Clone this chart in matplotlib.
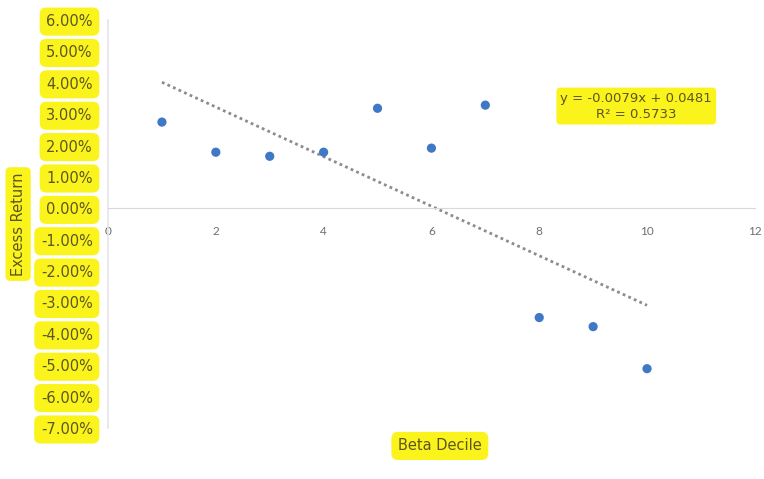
import numpy as np
import matplotlib
matplotlib.use("Agg")
import matplotlib.pyplot as plt
from matplotlib.ticker import PercentFormatter

plt.rcParams['font.family'] = ['DejaVu Sans']
plt.rcParams['axes.unicode_minus'] = False

# 贝塔十分位组合与超额收益
decile = [1, 2, 3, 4, 5, 6, 7, 8, 9, 10]
excess_return = [0.0275, 0.0179, 0.0166, 0.0179, 0.0319, 0.0192, 0.0329, -0.0348, -0.0377, -0.0511]

# 趋势线参数
slope = -0.0079
intercept = 0.0481
r2 = 0.5733

x_ticks = [0, 2, 4, 6, 8, 10, 12]
y_ticks = [0.06, 0.05, 0.04, 0.03, 0.02, 0.01, 0.0, -0.01, -0.02, -0.03, -0.04, -0.05, -0.06, -0.07]

hl = '#fbf31c'       # 荧光笔黄色
ink = '#5c5620'      # 被涂黄的文字颜色
blue = '#3f78c4'

fig = plt.figure(figsize=(7.64, 4.79), dpi=100)
ax = fig.add_axes([0.1414, 0.1065, 0.8466, 0.8515])

# 散点
ax.scatter(decile, excess_return, s=44, color=blue, zorder=3, edgecolors='none')

# 虚线趋势线
tx = np.array([decile[0], decile[-1]])
ax.plot(tx, slope * tx + intercept, color='#8c8c8c', linestyle=(0, (1, 1.2)), linewidth=2, zorder=2)

ax.set_xlim(0, 12)
ax.set_ylim(-0.07, 0.06)
ax.set_xticks(x_ticks)
ax.set_yticks(y_ticks)
ax.yaxis.set_major_formatter(PercentFormatter(1.0, decimals=2))

# 坐标轴样式
for s in ['top', 'right']:
    ax.spines[s].set_visible(False)
ax.spines['bottom'].set_position(('data', 0))
ax.spines['bottom'].set_color('#d9d9d9')
ax.spines['left'].set_color('#e4e4ee')
ax.spines['left'].set_linewidth(1.2)
ax.tick_params(axis='x', length=0, pad=13, labelcolor='#6e6e6e')
ax.tick_params(axis='y', length=0, pad=11, labelsize=10.5, labelcolor=ink)
for lab in ax.get_xticklabels():
    lab.set_fontfamily('Lato')
    lab.set_fontsize(8.5)

for lab in ax.get_yticklabels():
    lab.set_bbox(dict(boxstyle='round,pad=0.45', facecolor=hl, edgecolor='none'))

# 坐标轴标题
ax.set_xlabel('Beta Decile', fontsize=10.5, color=ink, labelpad=0, va='center',
              bbox=dict(boxstyle='round,pad=0.45', facecolor=hl, edgecolor='none'))
ax.xaxis.set_label_coords(0.513, -0.044)
ax.set_ylabel('Excess Return', fontsize=10.5, color=ink, va='center',
              bbox=dict(boxstyle='round,pad=0.35', facecolor=hl, edgecolor='none'))
ax.yaxis.set_label_coords(-0.139, 0.50)

# 趋势线公式
ax.text(9.8, 0.0326, f'y = {slope:.4f}x + {intercept:.4f}\nR² = {r2:.4f}',
        fontsize=9.5, color=ink, ha='center', va='center', linespacing=1.3,
        bbox=dict(boxstyle='round,pad=0.3', facecolor=hl, edgecolor='none'))

fig.savefig('out.png', dpi=100, facecolor='white')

##########

Given request:
Exactly reproduce the run of lines from the start of the listing through the line with "plt.rcParams['axes.unicode_minus'] = False", inclusive; pictures are not copied.

Written answer:
Clone this chart in matplotlib.
import numpy as np
import matplotlib
matplotlib.use("Agg")
import matplotlib.pyplot as plt
from matplotlib.ticker import PercentFormatter

plt.rcParams['font.family'] = ['DejaVu Sans']
plt.rcParams['axes.unicode_minus'] = False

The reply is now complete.